Releasing is Just the Midpoint

Monday, January 23rd, 2012

It's very common for engineers to work hard on a big release, finally get it out the door, and then take off for the beach. And who's to say "no" to a group that has worked hard to deliver for the company?

Well, I am going to say "no" because post-release is a really bad time to take a vacation because post-release is not the end of the project, it's actually just the midpoint! The conventional wisdom is that engineering effort ramps up to a maximum, then back down to the release:


In reality, the low points aren't at the releases because putting the system in customer's hands leads to a lot of questions from customers. Customers find defects, but even if your software is bug-free, customers find ways to use your system that you hadn't anticipated. Perhaps they are trying it on a different variant of Linux than you tried and it's logging interesting messages; perhaps they are using it to solve a problem that you hadn't considered and it's not as perfect for that; perhaps they are in Ecula, Australia and your timezone software hadn't anticipated a 45-minute offset; etc.
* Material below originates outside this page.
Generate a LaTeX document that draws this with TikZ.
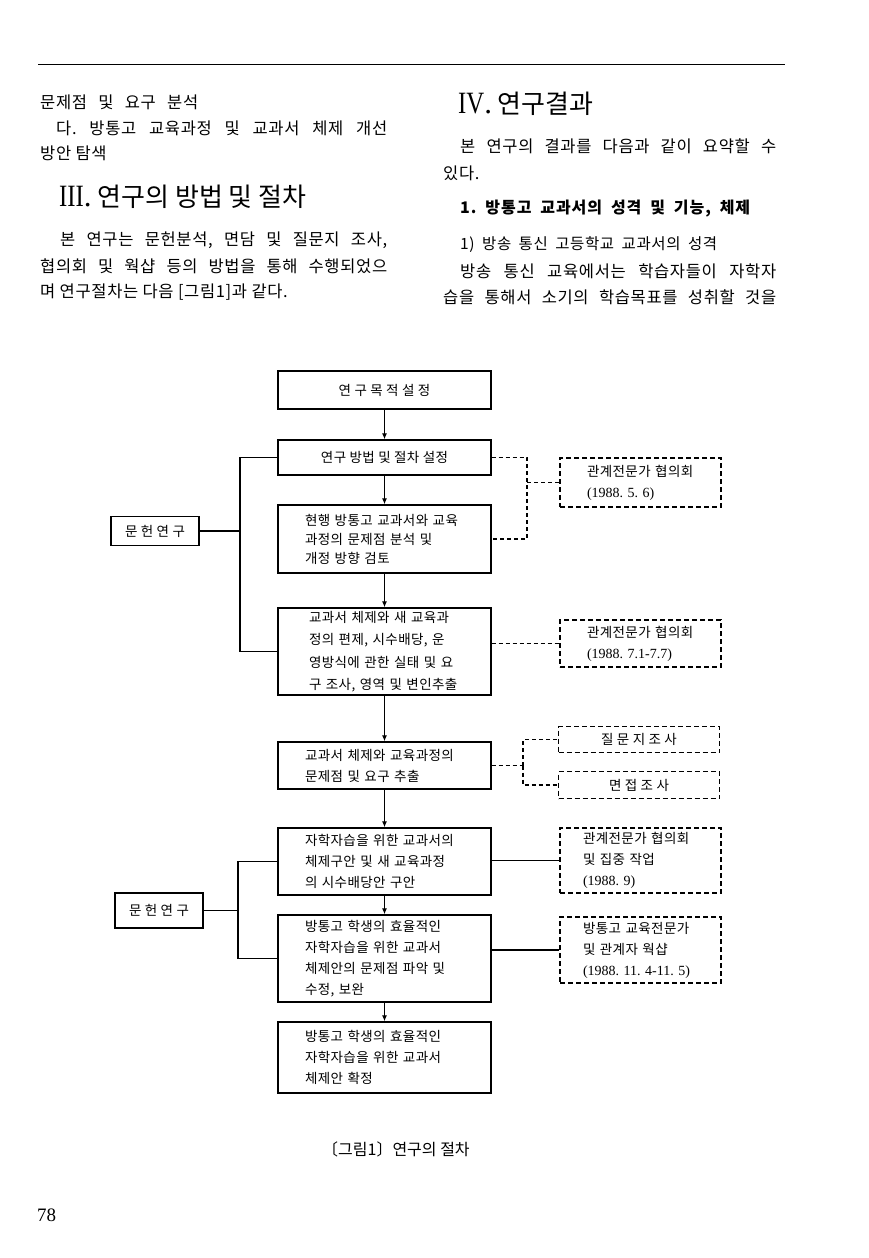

In practice, releases are somewhere in the mid-point of engineering effort. Post-release is more of an outward-facing effort where the pre-release is more inward-facing, but it's still effort:


The net net of this reality is that the team shouldn't plan a big vacation starting Saturday after the Friday release and upper management shouldn't plan an immediate post-release re-tasking of the team onto the next big thing. After all, your customers are the reason you're doing these releases, so why would you reduce your effort for your customers right when those customers are starting to use your new system?